Dans ces conditions, «la transition prendra plus de temps mais cela accroît la probabilité qu’elle soit non-violente», estime Michael Shifter.

M. Leon explique que pour les militaires qui redoutent d’être mis de côté par un nouveau régime ou d’échouer en lançant une rébellion contre M. Maduro, une rupture «suppose une difficile amnistie, négociée avec soin au cas par cas».

Pour lui, la situation pourrait conduire à «un régime dans lequel les militaires conserveraient leur part de pouvoir, afin de garantir leur propre protection», ajoute-t-il.

Un groupe de pays latino-américains essaye de promouvoir une négociation entre le gouvernement et l’opposition, mais sans succès jusqu’à présent.

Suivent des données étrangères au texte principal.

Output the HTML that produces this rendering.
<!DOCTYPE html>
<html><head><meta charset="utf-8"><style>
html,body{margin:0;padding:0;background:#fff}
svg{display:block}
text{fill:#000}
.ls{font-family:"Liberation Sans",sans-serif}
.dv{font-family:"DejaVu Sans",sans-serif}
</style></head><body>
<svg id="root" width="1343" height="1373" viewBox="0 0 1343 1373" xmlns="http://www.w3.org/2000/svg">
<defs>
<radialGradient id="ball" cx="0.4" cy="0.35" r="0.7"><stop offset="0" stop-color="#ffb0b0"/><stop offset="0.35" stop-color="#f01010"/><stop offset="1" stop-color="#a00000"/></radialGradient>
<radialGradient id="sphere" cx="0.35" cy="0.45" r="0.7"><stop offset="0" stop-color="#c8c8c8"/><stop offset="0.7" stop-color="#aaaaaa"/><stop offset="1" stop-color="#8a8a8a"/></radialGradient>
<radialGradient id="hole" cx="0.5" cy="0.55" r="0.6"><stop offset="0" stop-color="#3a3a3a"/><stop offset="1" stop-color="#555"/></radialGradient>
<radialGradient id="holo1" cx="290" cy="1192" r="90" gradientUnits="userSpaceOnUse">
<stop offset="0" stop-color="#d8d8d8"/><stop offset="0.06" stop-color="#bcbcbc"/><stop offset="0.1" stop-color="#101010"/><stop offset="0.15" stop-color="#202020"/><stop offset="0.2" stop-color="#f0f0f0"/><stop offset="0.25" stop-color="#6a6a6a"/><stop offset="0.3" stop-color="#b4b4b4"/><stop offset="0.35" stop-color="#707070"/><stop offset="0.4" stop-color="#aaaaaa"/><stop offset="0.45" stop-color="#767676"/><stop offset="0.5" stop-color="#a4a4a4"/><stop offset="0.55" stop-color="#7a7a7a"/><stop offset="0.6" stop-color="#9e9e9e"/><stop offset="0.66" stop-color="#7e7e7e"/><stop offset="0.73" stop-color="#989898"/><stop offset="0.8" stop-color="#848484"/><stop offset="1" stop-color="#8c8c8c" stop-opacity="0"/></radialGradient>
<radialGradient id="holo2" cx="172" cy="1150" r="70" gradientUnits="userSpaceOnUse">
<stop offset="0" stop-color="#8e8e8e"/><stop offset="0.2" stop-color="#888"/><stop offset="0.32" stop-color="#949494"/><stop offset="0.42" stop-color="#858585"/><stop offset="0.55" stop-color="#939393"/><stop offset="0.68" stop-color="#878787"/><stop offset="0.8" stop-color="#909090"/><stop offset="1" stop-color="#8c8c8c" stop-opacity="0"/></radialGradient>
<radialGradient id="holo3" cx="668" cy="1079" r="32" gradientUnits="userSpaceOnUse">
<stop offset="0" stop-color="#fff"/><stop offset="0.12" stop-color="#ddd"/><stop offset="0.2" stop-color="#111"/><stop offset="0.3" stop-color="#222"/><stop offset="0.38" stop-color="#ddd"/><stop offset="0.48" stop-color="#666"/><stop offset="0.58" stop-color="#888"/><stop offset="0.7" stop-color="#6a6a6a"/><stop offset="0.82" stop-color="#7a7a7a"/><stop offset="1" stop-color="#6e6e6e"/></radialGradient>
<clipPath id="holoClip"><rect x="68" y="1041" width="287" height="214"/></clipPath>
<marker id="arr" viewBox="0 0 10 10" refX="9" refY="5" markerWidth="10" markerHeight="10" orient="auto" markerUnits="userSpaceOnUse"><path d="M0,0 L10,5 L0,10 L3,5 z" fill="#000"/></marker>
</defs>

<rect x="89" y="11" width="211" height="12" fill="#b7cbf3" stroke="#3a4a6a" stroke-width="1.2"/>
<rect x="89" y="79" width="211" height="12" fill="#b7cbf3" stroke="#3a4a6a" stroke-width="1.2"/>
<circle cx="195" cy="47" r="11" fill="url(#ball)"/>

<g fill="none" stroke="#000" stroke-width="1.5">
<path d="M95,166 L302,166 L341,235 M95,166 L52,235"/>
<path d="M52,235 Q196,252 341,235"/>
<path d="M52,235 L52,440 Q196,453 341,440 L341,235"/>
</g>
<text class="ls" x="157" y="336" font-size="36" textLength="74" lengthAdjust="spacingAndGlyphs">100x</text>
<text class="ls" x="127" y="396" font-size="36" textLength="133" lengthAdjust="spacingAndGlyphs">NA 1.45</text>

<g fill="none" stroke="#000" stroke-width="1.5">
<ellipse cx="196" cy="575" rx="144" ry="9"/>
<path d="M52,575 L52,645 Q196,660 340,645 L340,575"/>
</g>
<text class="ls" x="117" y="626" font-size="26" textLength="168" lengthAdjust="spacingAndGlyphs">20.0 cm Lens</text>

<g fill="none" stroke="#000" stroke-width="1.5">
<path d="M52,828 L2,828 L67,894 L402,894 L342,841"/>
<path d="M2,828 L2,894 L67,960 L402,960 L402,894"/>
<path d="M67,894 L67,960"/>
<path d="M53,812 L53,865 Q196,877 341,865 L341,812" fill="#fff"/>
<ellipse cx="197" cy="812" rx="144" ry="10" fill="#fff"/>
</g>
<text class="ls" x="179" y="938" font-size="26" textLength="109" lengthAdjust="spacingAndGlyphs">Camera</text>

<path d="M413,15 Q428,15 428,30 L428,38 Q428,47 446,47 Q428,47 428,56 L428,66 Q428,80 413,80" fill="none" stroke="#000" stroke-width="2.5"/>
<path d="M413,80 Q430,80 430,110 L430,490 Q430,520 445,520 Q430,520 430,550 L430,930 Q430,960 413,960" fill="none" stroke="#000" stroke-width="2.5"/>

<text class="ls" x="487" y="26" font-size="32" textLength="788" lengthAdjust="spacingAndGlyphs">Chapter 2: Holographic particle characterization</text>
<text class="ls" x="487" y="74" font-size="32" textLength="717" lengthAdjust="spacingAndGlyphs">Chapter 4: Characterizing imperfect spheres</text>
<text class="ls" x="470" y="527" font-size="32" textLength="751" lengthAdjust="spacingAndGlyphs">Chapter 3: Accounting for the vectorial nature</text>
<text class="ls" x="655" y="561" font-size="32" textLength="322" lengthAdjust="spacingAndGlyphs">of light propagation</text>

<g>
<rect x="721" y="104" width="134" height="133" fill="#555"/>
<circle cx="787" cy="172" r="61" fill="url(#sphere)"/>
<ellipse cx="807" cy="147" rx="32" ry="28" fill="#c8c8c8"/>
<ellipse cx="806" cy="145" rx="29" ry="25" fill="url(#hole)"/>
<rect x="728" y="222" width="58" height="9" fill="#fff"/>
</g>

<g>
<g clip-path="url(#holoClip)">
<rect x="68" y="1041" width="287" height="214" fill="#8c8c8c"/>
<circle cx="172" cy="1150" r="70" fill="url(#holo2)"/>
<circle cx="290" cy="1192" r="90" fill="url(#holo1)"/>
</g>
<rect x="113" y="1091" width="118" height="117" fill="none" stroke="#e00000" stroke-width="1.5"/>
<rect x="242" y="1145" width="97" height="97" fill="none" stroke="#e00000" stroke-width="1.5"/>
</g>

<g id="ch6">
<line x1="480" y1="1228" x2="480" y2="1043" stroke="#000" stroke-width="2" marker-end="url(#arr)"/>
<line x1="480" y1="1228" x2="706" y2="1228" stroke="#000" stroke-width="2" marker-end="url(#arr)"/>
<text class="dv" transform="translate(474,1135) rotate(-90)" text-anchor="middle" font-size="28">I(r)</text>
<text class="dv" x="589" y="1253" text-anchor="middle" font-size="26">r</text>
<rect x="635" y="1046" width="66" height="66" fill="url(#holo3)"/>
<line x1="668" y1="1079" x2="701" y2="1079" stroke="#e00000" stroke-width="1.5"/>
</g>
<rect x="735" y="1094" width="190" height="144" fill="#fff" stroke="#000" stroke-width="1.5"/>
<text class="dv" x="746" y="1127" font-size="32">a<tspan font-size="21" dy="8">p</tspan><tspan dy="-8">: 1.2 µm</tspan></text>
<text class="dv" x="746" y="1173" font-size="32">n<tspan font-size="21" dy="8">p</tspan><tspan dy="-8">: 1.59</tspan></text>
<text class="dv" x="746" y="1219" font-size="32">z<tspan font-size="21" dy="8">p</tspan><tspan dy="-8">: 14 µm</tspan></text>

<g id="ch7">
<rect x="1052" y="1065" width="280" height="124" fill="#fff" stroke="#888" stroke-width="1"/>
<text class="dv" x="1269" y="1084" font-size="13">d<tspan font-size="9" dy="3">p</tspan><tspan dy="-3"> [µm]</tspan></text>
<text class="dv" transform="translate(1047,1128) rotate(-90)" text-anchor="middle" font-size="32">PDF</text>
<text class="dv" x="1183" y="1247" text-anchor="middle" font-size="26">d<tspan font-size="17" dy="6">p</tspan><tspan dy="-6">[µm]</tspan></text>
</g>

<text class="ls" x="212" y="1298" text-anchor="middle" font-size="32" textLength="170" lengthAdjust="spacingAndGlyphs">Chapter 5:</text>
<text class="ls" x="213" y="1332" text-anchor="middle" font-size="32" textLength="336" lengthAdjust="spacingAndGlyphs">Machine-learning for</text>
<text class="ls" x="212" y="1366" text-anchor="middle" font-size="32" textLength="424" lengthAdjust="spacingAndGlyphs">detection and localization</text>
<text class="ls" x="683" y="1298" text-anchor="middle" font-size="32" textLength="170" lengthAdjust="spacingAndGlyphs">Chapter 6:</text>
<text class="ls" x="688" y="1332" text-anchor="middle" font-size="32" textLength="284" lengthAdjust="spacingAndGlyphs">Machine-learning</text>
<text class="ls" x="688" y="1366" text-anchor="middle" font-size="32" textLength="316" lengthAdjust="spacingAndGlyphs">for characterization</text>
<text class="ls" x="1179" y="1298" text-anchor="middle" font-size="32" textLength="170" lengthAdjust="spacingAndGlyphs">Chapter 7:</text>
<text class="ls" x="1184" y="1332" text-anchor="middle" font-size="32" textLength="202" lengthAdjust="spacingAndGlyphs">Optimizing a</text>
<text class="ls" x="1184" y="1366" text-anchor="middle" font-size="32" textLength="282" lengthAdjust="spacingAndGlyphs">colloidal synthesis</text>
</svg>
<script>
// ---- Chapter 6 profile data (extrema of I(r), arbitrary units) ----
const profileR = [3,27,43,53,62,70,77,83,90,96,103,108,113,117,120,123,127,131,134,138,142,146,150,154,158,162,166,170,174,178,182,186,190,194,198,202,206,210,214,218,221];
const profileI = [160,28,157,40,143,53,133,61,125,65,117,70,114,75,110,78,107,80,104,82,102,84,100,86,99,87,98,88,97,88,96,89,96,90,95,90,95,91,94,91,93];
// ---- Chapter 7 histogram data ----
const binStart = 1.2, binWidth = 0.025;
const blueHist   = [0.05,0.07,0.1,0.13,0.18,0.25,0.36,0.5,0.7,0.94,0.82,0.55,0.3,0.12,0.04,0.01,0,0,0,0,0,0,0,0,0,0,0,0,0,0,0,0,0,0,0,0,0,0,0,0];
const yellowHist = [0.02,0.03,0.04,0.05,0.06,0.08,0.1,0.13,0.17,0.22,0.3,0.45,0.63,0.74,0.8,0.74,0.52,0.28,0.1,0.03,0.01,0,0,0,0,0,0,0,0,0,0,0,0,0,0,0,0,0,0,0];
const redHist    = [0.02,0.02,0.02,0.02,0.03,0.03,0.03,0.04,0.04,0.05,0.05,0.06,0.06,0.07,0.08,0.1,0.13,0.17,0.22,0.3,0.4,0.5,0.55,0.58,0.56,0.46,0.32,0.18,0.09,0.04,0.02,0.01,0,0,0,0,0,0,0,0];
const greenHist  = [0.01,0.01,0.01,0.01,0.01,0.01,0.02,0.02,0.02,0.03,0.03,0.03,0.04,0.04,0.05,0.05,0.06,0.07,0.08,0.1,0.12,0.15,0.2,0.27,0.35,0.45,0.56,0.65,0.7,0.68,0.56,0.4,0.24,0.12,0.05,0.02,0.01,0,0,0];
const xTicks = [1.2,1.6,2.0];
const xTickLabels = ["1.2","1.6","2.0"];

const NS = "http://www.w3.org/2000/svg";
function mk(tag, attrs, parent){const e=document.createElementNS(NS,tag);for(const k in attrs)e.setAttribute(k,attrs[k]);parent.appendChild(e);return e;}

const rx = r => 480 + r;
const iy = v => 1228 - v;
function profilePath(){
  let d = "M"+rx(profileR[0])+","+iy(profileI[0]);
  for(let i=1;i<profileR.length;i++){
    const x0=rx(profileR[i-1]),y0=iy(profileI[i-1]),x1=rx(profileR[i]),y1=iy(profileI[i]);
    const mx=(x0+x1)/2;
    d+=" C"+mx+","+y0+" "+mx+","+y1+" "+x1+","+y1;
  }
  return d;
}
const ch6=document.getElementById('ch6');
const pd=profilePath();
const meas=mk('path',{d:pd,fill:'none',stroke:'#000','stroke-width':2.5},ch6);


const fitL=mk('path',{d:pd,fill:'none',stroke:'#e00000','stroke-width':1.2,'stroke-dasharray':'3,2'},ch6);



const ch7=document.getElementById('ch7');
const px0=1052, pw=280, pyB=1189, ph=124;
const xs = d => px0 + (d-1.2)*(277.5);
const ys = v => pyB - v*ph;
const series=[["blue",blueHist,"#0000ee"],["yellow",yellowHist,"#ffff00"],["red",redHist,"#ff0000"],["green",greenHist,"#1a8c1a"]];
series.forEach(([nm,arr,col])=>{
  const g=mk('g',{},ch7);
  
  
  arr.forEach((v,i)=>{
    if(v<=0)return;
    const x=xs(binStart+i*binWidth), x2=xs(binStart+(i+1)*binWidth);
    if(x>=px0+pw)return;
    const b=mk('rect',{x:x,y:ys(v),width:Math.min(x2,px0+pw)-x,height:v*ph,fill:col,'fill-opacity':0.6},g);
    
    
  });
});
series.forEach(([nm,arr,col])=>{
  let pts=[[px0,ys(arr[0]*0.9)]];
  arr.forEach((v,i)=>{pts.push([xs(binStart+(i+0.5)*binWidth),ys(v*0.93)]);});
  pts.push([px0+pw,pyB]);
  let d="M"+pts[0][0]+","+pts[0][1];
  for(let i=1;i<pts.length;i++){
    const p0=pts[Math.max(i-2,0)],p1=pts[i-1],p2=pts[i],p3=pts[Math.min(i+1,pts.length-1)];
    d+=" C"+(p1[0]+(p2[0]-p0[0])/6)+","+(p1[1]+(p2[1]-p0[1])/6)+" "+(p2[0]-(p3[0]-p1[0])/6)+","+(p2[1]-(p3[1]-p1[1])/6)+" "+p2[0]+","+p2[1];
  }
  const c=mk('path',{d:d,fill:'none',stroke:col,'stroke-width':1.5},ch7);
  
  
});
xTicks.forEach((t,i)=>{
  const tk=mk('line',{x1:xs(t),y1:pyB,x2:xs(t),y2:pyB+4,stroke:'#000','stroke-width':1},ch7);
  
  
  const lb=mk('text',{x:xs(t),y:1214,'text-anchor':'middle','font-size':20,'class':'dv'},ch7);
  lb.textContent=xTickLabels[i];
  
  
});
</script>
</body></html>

- Intervention militaire -

Enfin, un troisième scénario serait que les militaires lâchent M. Maduro et organisent les élections une fois la situation rétablie, même si celui d’un coup d’Etat à l’ancienne ne peut être écarté, affirme M. Shifter.

«Le scénario d’une intervention militaire conduite par les Etats-Unis paraît chaque jour moins probable mais ne peut pas être écarté en fonction de l’évolution de la situation», prévient cet analyste.

Même si M. Guaido lui a demandé d’envisager toutes les options, le Groupe de Lima (13 pays d’Amérique latine et des Caraïbes et le Canada, qui le reconnaissent) a pour le moment rejeté tout recours à la force.

Néanmoins, pour Diego Moya-Ocampos, de l’Institut IHS Markit à Londres, un tel scénario «reste sur la table vu l’ampleur et la durée de la crise humanitaire et le risque que Maduro s’en prenne à Guaido ou au Parlement», seule institution contrôlée par l’opposition.